Mauricio Vicent (1963-2023)
Nuestro hombre en La Habana
A Mauricio, en sus informaciones de Cuba, en ocasiones, había que leerle entre líneas porque podía parecer que pasaba de puntillas por lo que más molestaba al régimen
Mauricio Vicent
Mauricio dejó infinidad de Crónicas desde La Habana, y títulos como La Habana 500 años o Los compañeros del Che, que ahí quedan, para siempre
Se ha muerto Mauricio Vicent. La noticia parece una broma de mal gusto. No tenía edad, ni estaba en sus planes dejar este mundo y mucho menos a los 59 años. Lo ha hecho en Madrid y eso es otra jugada traidora del destino. Puestos a dejarlo todo, lo suyo hubiera sido morir en La Habana, donde vivió a pleno pulmón, uno de esos que parece ser el responsable de que hoy tengamos que escribir de él en pasado y no podamos volver a leerle en El País ni escucharlo en la SER.
En realidad, eso no es totalmente cierto. Mauricio dejó infinidad de Crónicas desde La Habana, y títulos como La Habana 500 años o Los compañeros del Che, que ahí quedan, para siempre. Lo mismo pasa con sus incursiones en el cine y sus textos sobre la música cubana. Su producción, como él, era de carne y hueso, hecha con sentimiento, conocimiento y razón.
A Mauricio, en sus informaciones de Cuba, en ocasiones, había que leerle entre líneas porque podía parecer que pasaba de puntillas por lo que más molestaba al régimen, pero éste sabía que lo sabía todo y a su modo, con esa prosa envidiable, le fastidiaba que lo fuera contando.En definitiva, se trataba de hacer malabares para mantener la acreditación que le terminarían quitando.
Mauricio era en la Habana algo parecido a un embajador para la prensa internacional y para los empresarios que aterrizaban. Joaquin Ibarz, otro mítico corresponsal, de La Vanguardia, con el que se encontrará ahora que no está con nosotros, era el único que podía competir en tiempo en la isla con él, pero, entre otras diferencias, Mauricio vivió, se casó y formó su familia allí con una cubana, Ylsi con la que tuvo a Miguel y Camila.
Si eras periodista y llegabas a la ciudad, terminarías en una mesa con Mauricio. Sabía quién entraba y quién salía. Te contaría mil cuentos y te haría reír porque el hombre tenía su gracia y esta, era mucha. De paso, te sometería a un tercer grado para tratar de averiguar para que lado político apuntabas y si tu visita era para hacer acopio de material y escribir luego o eras de otra pasta, de esa comodona que iba a en busca del mojito de turno, la playa y leyendas de papel mojado.

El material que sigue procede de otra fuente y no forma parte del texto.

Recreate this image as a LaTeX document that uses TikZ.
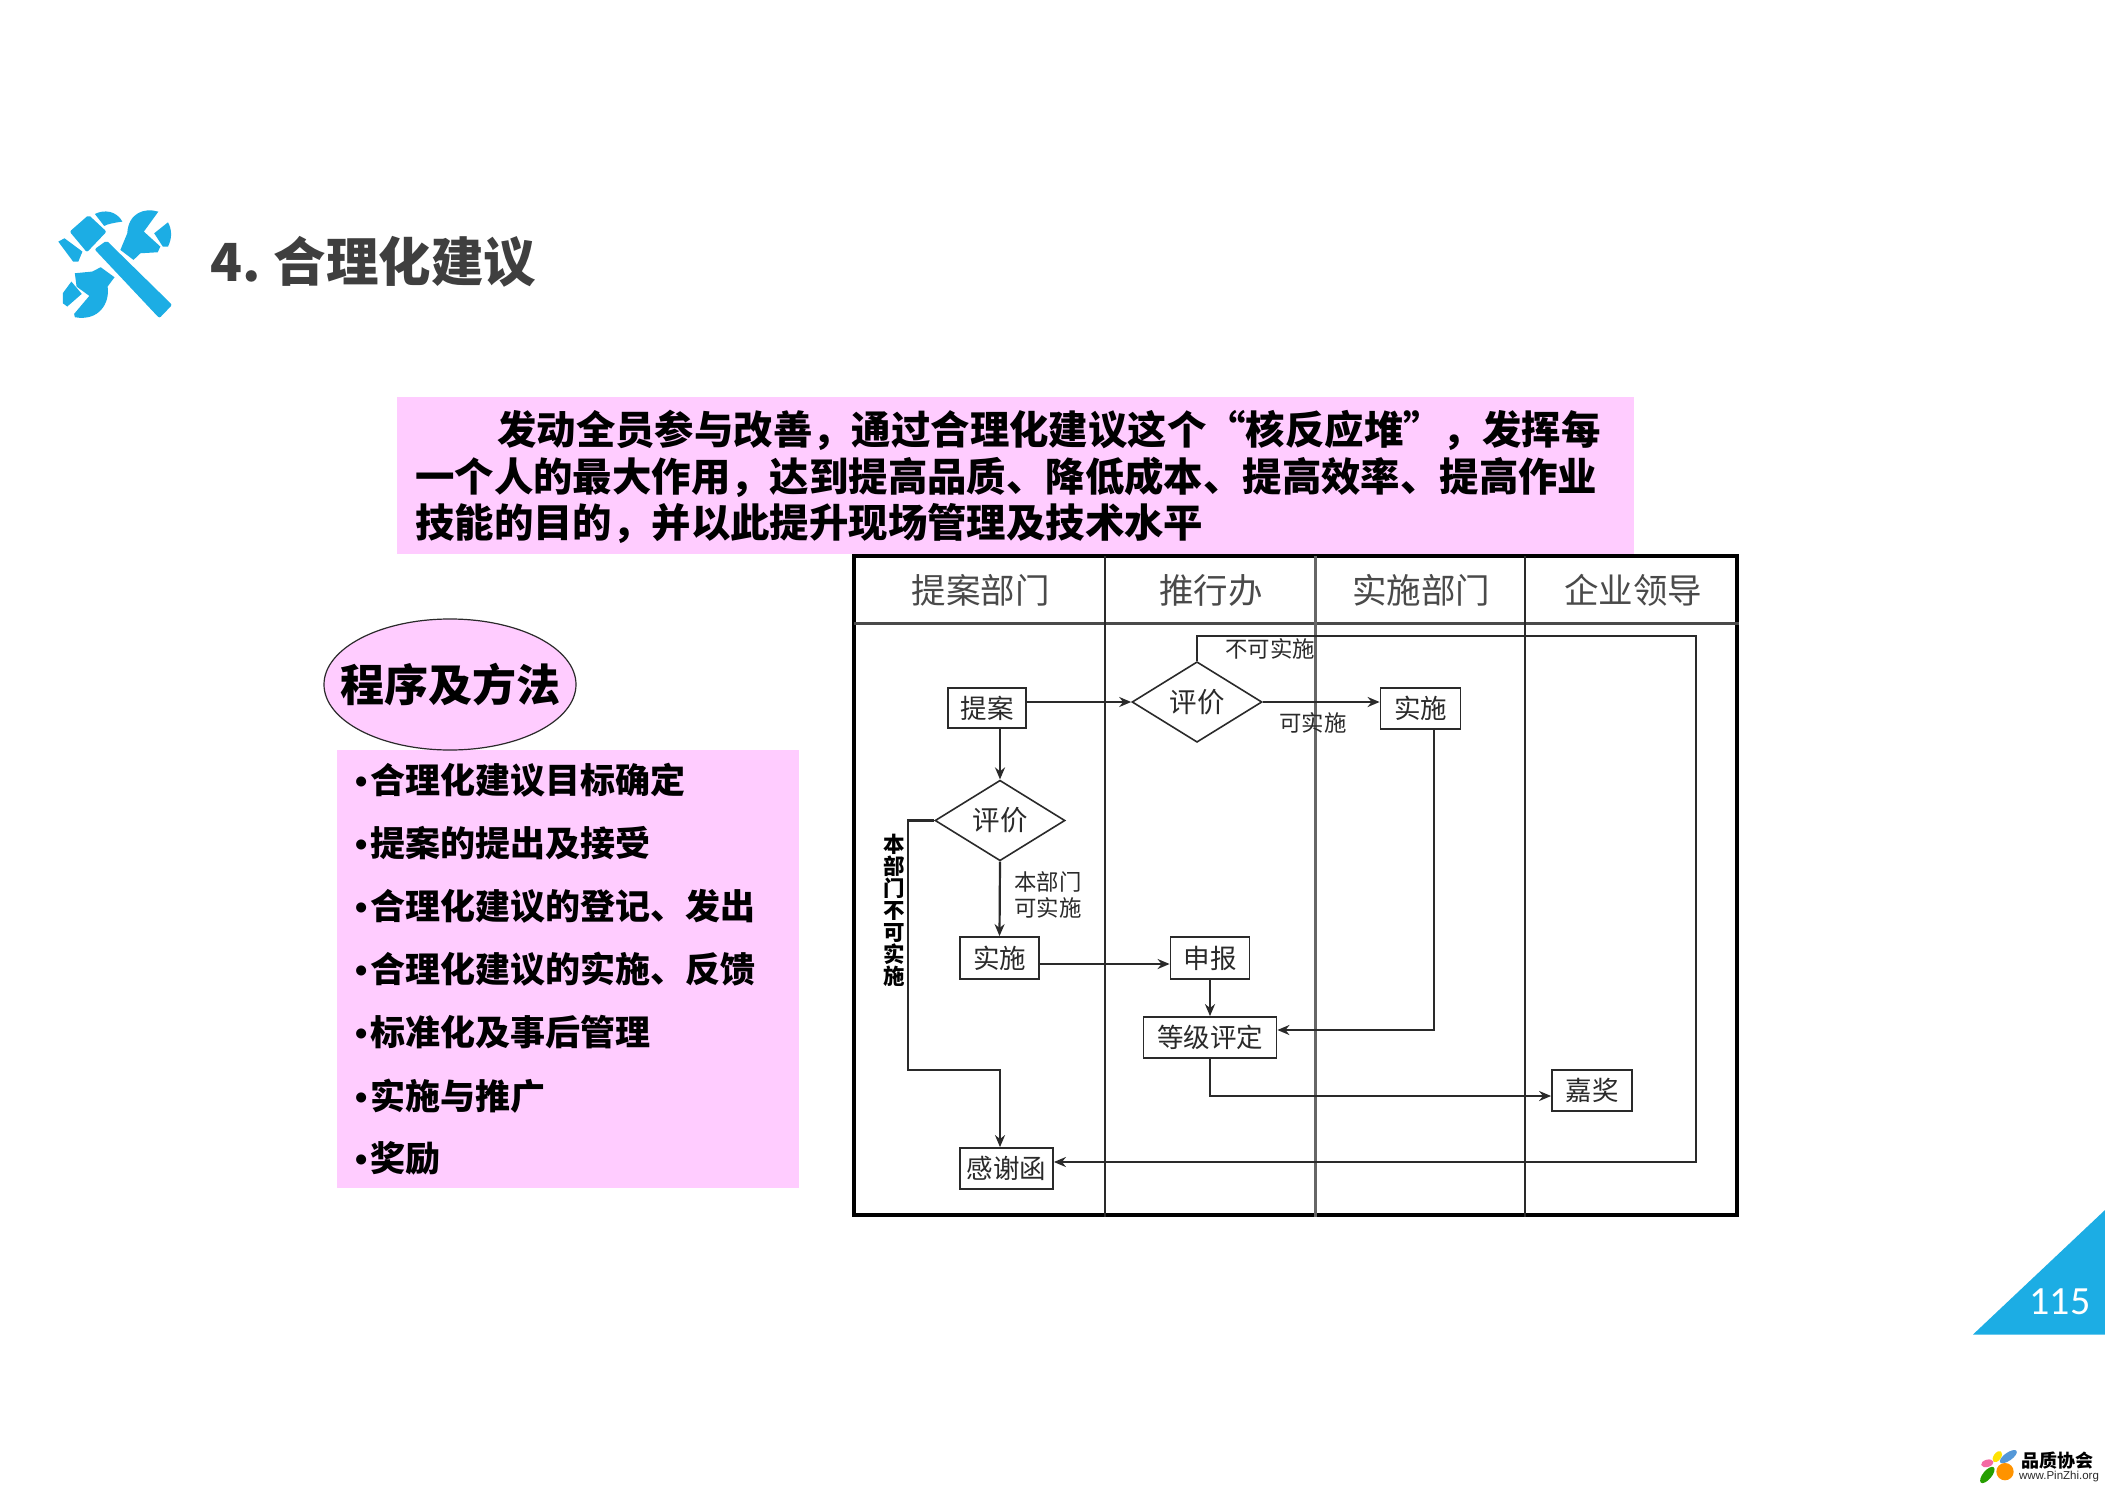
\documentclass[tikz,border=0pt]{standalone}
\usepackage{fontspec}
\setmainfont{Noto Sans CJK SC}
\newfontfamily\carlito{Carlito}
\newfontfamily\libsans{Liberation Sans}
\usetikzlibrary{shapes.geometric,arrows.meta}
\definecolor{pinkbg}{HTML}{FFCCFF}
\definecolor{bluec}{HTML}{1CADE4}
\definecolor{ink}{HTML}{2A2A2A}
\newcommand{\fsz}[1]{\fontsize{#1}{#1}\selectfont}
\newcommand{\bul}{\makebox[15pt][l]{\libsans\bfseries •}}
\tikzset{
  lineA/.style={line width=2.2pt,draw=ink,-{Stealth[length=12pt,width=10pt]}},
  stepbox/.style={draw=ink,line width=1.8pt,fill=white,inner sep=0pt,text=ink,font=\fsz{26.5}},
  decide/.style={diamond,draw=ink,line width=1.6pt,fill=white,inner sep=0pt,text=ink,font=\fsz{27.5},minimum width=130pt,minimum height=80pt},
  hdr/.style={text=ink!85,font=\fsz{34.5},inner sep=0pt},
  lbl/.style={text=ink,font=\fsz{22.4},inner sep=0pt},
  item/.style={anchor=west,inner sep=0pt,text=black,font=\fsz{35}\bfseries},
  para/.style={anchor=west,inner sep=0pt,text=black,font=\fsz{39.4}\bfseries},
  ico/.style={fill=bluec,draw=none}
}
\begin{document}
\begin{tikzpicture}[x=1pt,y=-1pt]
\useasboundingbox (0,0) rectangle (2105,1488);
\fill[white] (0,0) rectangle (2105,1488);

% icon
\begin{scope}[shift={(30,190)},x=0.345pt,y=-0.333pt]
\fill[ico,rounded corners=2pt] (187,178) -- (222,152) -- (412,345) -- (375,385) -- cycle;
\fill[ico,rounded corners=2pt] (115,125) -- (170,75) -- (222,125) -- (165,187) -- cycle;
\fill[ico] (188,72) .. controls (215,58) and (250,62) .. (268,95) .. controls (245,98) and (225,102) .. (215,108) -- cycle;
\fill[ico] (82,155) -- (100,145) -- (152,185) -- (140,215) -- (125,215) -- cycle;
\fill[ico] (372,65) .. controls (330,52) and (285,70) .. (282,130) -- (262,180) -- (300,210) -- (320,190) -- (370,187) -- (378,170) -- (330,125) -- cycle;
\fill[ico] (360,130) -- (400,97) .. controls (412,120) and (412,145) .. (400,170) -- (385,170) -- cycle;
\fill[ico] (205,232) -- (245,262) -- (225,290) .. controls (232,340) and (200,395) .. (130,382) -- (128,372) -- (172,318) -- (135,290) -- (130,250) -- (180,245) -- cycle;
\fill[ico] (95,310) -- (120,275) -- (150,312) -- (108,350) -- (95,340) -- cycle;
\end{scope}

% title
\node[anchor=west,inner sep=0pt,text=ink!90,font=\fsz{52.5}\bfseries] (title) at (210.5,262) {4.\hspace{-3.5pt} 合理化建议};

% top text box
\node[fill=pinkbg,inner sep=0pt,minimum width=1237pt,minimum height=157pt] (topbox) at (1015.5,475) {};
\node[para] (p1) at (497,430) {发动全员参与改善，通过合理化建议这个“核反应堆”，发挥每};
\node[para] (p2) at (415,477) {一个人的最大作用，达到提高品质、降低成本、提高效率、提高作业};
\node[para] (p3) at (415,524) {技能的目的，并以此提升现场管理及技术水平};

% left list
\node[fill=pinkbg,inner sep=0pt,minimum width=462pt,minimum height=438pt] (listbox) at (568,969) {};
\node[ellipse,draw=ink,line width=1.2pt,fill=pinkbg,inner sep=0pt,minimum width=252pt,minimum height=131pt] (oval) at (450,684.5) {};
\node[inner sep=0pt,font=\fsz{44}\bfseries,text=black] (ovaltext) at (oval.center) {程序及方法};
\node[item] (i1) at (355,780) {\bul 合理化建议目标确定};
\node[item] (i2) at (355,843) {\bul 提案的提出及接受};
\node[item] (i3) at (355,906) {\bul 合理化建议的登记、发出};
\node[item] (i4) at (355,969) {\bul 合理化建议的实施、反馈};
\node[item] (i5) at (355,1032) {\bul 标准化及事后管理};
\node[item] (i6) at (355,1096) {\bul 实施与推广};
\node[item] (i7) at (355,1158) {\bul 奖励};

% table
\node[draw=black,line width=4pt,fill=white,inner sep=0pt,minimum width=883pt,minimum height=659pt] (table) at (1295.5,885.5) {};
\coordinate (h1) at (854,623);
\draw[line width=3pt,draw=ink!85] (h1) -- (h1 -| table.east);
\coordinate (v1) at (1105,556);
\coordinate (v2) at (1315.5,556);
\coordinate (v3) at (1525,556);
\draw[line width=1.6pt,draw=ink] (v1) -- (v1 |- table.south);
\draw[line width=3.2pt,draw=black!60] (v2) -- (v2 |- table.south);
\draw[line width=1.6pt,draw=ink] (v3) -- (v3 |- table.south);

\node[hdr] (h-a) at (980.5,590) {提案部门};
\node[hdr] (h-b) at (1211,590) {推行办};
\node[hdr] (h-c) at (1421,590) {实施部门};
\node[hdr] (h-d) at (1633,590) {企业领导};

% steps
\node[stepbox,minimum width=78pt,minimum height=40pt] (tian) at (987,708) {提案};
\node[decide] (d2) at (1197,702) {评价};
\node[stepbox,minimum width=80pt,minimum height=41pt] (shi1) at (1420.5,708.5) {实施};
\node[decide] (d1) at (1000,820.5) {评价};
\node[stepbox,minimum width=79pt,minimum height=42pt] (shi2) at (999.5,958) {实施};
\node[stepbox,minimum width=79pt,minimum height=42pt] (sb) at (1210,958) {申报};
\node[stepbox,minimum width=133pt,minimum height=41pt] (dj) at (1210,1037.5) {等级评定};
\node[stepbox,minimum width=80pt,minimum height=41pt] (jj) at (1592,1090.5) {嘉奖};
\node[stepbox,minimum width=93pt,minimum height=41pt] (gx) at (1006.5,1168.5) {感谢函};

% connectors
\draw[lineA] (tian.east |- d2.west) -- (d2.west);
\draw[lineA] (d2.east) -- (d2.east -| shi1.west);
\draw[lineA] (d1.north |- tian.south) -- (d1.north);
\draw[lineA] (d1.south) -- (shi2.north);
\coordinate (c1) at (908,820.5);
\coordinate (c2) at (908,1070);
\draw[lineA] (d1.west) -- (c1) -- (c2) -- (c2 -| d1.south) -- (d1.south |- gx.north);
\coordinate (c3) at (1696,636);
\coordinate (c4) at (1696,1162);
\draw[lineA] (d2.north) -- (d2.north |- c3) -- (c3) -- (c4) -- (c4 -| gx.east);
\coordinate (c5) at (1039,964);
\draw[lineA] (c5) -- (c5 -| sb.west);
\draw[lineA] (sb.south) -- (dj.north);
\coordinate (c6) at (1434,729);
\coordinate (c7) at (1434,1030);
\draw[lineA] (c6) -- (c7) -- (c7 -| dj.east);
\coordinate (c8) at (1210,1096);
\draw[lineA] (dj.south) -- (c8) -- (c8 -| jj.west);

% connector labels
\node[lbl] (l1) at (1270,649) {不可实施};
\node[lbl] (l2) at (1313,723) {可实施};
\node[lbl,align=center] (l3) at (1048,895) {本部门\\[4pt]可实施};
\node[inner sep=0pt,align=center,font=\fontsize{21.5}{22}\selectfont\bfseries,text=black] (l4) at (894,910) {本\\部\\门\\不\\可\\实\\施};

% page number
\coordinate (t1) at (1973,1334.5);
\coordinate (t2) at (2105,1210);
\coordinate (t3) at (2105,1334.5);
\fill[bluec] (t1) -- (t2) -- (t3) -- cycle;
\node[inner sep=0pt,text=white,font=\carlito\fsz{40}] (pg) at (2060,1302) {115};

% logo
\begin{scope}[shift={(1900,1180)},x=0.3333pt,y=-0.3333pt]
\fill[yellow!85!orange,rotate around={55:(292,830)}] (292,830) ellipse[x radius=19,y radius=11];
\fill[cyan!60!blue!70,rotate around={35:(325,830)}] (325,830) ellipse[x radius=30,y radius=12];
\fill[magenta!45!pink,rotate around={15:(262,850)}] (262,850) ellipse[x radius=19,y radius=11];
\fill[green!55!black!85!yellow,rotate around={50:(262,885)}] (262,885) ellipse[x radius=30,y radius=13];
\fill[orange!85!yellow] (315,875) circle[radius=26];
\end{scope}
\node[inner sep=0pt,font=\fsz{18}\bfseries,text=black] (lg1) at (2057.5,1461) {品质协会};
\node[inner sep=0pt,font=\libsans\fsz{11.5},text=ink] (lg2) at (2059,1477) {www.PinZhi.org};
\end{tikzpicture}
\end{document}
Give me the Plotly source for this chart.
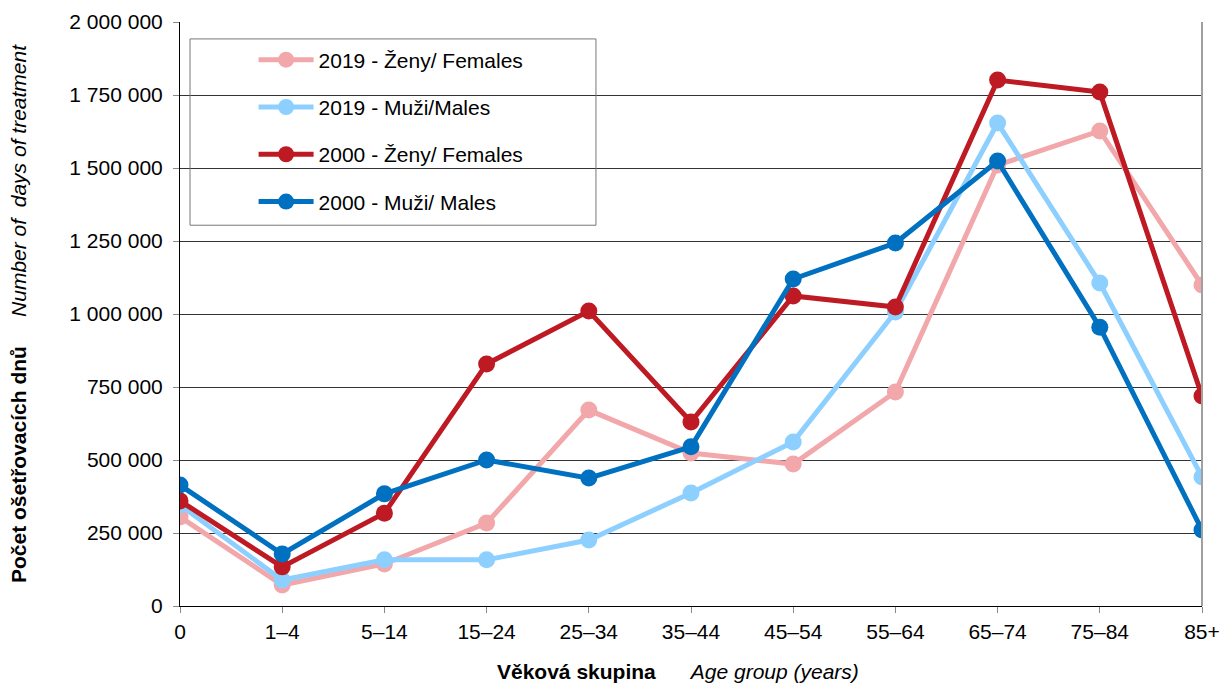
import plotly.graph_objects as go

age_groups = ["0", "1–4", "5–14", "15–24", "25–34", "35–44", "45–54", "55–64", "65–74", "75–84", "85+"]

females_2019 = [305000, 72000, 144000, 284000, 671000, 524000, 486000, 733000, 1510000, 1627000, 1099000]
males_2019 = [346000, 89000, 158000, 158000, 226000, 387000, 562000, 1007000, 1654000, 1106000, 442000]
females_2000 = [360000, 134000, 318000, 829000, 1010000, 630000, 1062000, 1024000, 1801000, 1760000, 719000]
males_2000 = [414000, 178000, 384000, 500000, 438000, 545000, 1120000, 1243000, 1524000, 955000, 260000]

series = [
    ("2019 - Ženy/ Females", females_2019, "#F2A7AB"),
    ("2019 - Muži/Males", males_2019, "#8DD0FF"),
    ("2000 - Ženy/ Females", females_2000, "#BE1A23"),
    ("2000 - Muži/ Males", males_2000, "#0070C0"),
]

y_ticks = [0, 250000, 500000, 750000, 1000000, 1250000, 1500000, 1750000, 2000000]

FONT = "Liberation Sans, Arial, sans-serif"

fig = go.Figure()
for i, (name, vals, color) in enumerate(series):
    fig.add_trace(go.Scatter(
        x=age_groups, y=vals, name=name, mode="lines+markers",
        line=dict(color=color, width=5),
        marker=dict(color=color, size=17),
        legendgroup=f"g{i}",
    ))

fig.update_layout(
    width=1220, height=684,
    margin=dict(l=180, r=18, t=22, b=78, autoexpand=False),
    paper_bgcolor="white", plot_bgcolor="white",
    separators=". ",
    font=dict(family=FONT, size=21, color="black"),
    showlegend=True,
    legend=dict(
        x=0.072, y=0.97, xanchor="left", yanchor="top",
        bgcolor="rgba(0,0,0,0)", borderwidth=0,
        font=dict(size=21, color="black"),
        itemwidth=55, tracegroupgap=17,
    ),
    xaxis=dict(
        type="category", range=[0, 10], automargin=False,
        showgrid=False, showline=True, linecolor="black", linewidth=1,
        ticks="outside", ticklen=6, tickcolor="#888888",
        tickfont=dict(size=21), ticklabelstandoff=1,
        zeroline=False,
    ),
    yaxis=dict(
        range=[0, 2000000], tickvals=y_ticks, tickformat=",d", automargin=False,
        showgrid=True, gridcolor="#333333", gridwidth=1,
        showline=True, linecolor="black", linewidth=1,
        ticks="outside", ticklen=6, tickcolor="#888888",
        tickfont=dict(size=21), ticklabelstandoff=6,
        zeroline=False,
        title=dict(
            text="<b>Počet ošetřovacích dnů</b>     <i>Number of  days of treatment</i>",
            font=dict(size=21), standoff=37,
        ),
    ),
    shapes=[
        dict(type="rect", xref="paper", yref="paper", x0=0.0098, x1=0.407, y0=0.652, y1=0.971,
             line=dict(color="#777777", width=1), fillcolor="rgba(0,0,0,0)", layer="above"),
        dict(type="line", xref="paper", yref="paper", x0=1, x1=1, y0=0, y1=1,
             line=dict(color="#A0A0A0", width=2)),
    ],
    annotations=[
        dict(text="<b>Věková skupina</b>      <i>Age group (years)</i>", xref="paper", yref="paper",
             x=0.487, y=-0.113, xanchor="center", yanchor="middle", showarrow=False,
             font=dict(size=21)),
    ],
)

fig.write_html(
    "out.html",
    config={"displayModeBar": False},
    post_script="document.body.style.margin='0';document.body.style.overflow='hidden';",
)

Las historias que había sobre Mauricio eran variadas y probablemente, la mayoría eran ciertas. Se le veía que había vivido, que tenía costra, de esa que se hace después de caerse de bruces en los charcos más espesos. A él, tremendamente expresivo, se le notaba que era capaz de levantarse, por muy hondo que estuviera ese bache y hacerlo reforzado.
Ser hijo de Manuel Vicent supongo que no debió ser fácil, pero en Cuba Mauricio, era Mauricio y su nombre bastaba para que todos supiéramos que era él, sin más. Leo que estuvo en total casi tres décadas en la isla incluida la etapa de «deportación» y sus idas y venidas. Proscrito o no siempre tuvo la antena desplegada. Dentro o fuera de La Habana, con permiso o sin él, fue el eterno decano de los corresponsales, ese que se quedó a un paso de recibir el Cirilo Rodríguez, quizás el único reconocimiento español que tenga el consenso de toda la profesión, pero logró el del Club Internacional de Prensa. También, el respeto de los que le conocimos y eso, es mucho.